Note, April 27, 2018. The core idea of the following post, written three years ago, is entirely incorrect. It turns out that John Franklin "Bump" Boedeker, the man I knew personnally, was in fact one of the sons of moderatly famous Hank Boedeker. Bump produced two lines of offspring from two marriages. The Boedeker children I went to school with were from his second marriage. I have no idea who John Henry Boedeker, the reported post-WWI immigrant from Germany, was.
Google Earth shows a residence in Dubois on the southeast
corner of Mercantile and Glendenning Streets. My Mother, Little Mike (her purported
husband that year) and I lived there the year I turned 14.
In 1950 it had already acquired that dark,
time-stained look of an old log house. In photos of Dubois taken in the early 1900s, it might be one of the buildings visible a couple blocks north of Main Street.

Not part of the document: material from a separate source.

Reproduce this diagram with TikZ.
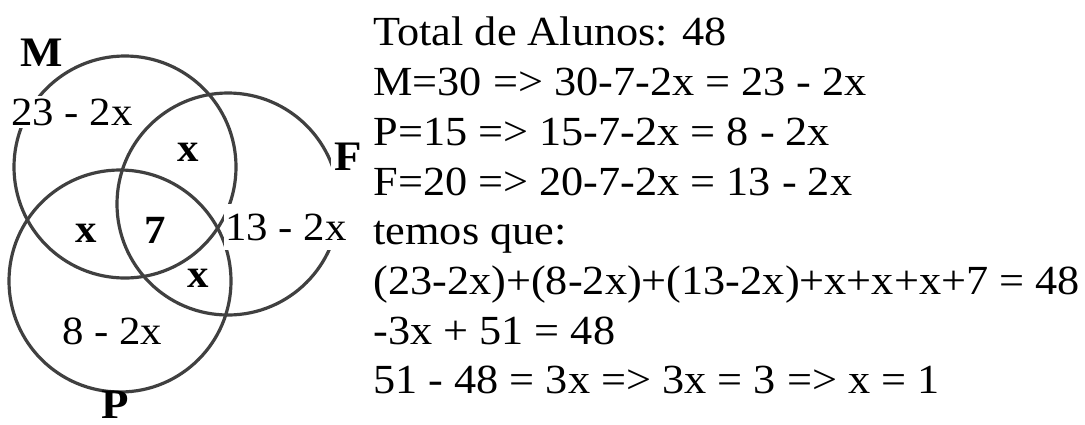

Google Earth also shows a new street curving up the hill
east of town, connecting one recent development to another. Its name is Boedeker
Street.
A nice gesture, I thought, for the Town to name a street
after "Bump" Boedeker (pronounced Bedeker). After all, he hauled the
mail and freight from Riverton to Dubois five days a week for years.
I knew
the Boedekers well
Bump drove for the Barnes Truck Company. My grandfather was
Cordon Barnes' partner.
Two of Bump's daughters, Nancy and Barbara, were my classmates
in the seventh grade. I had a crush on Barbara.
For several months that winter I lived in one of Mrs.
Boedekers' tourist cabins and boarded at her table.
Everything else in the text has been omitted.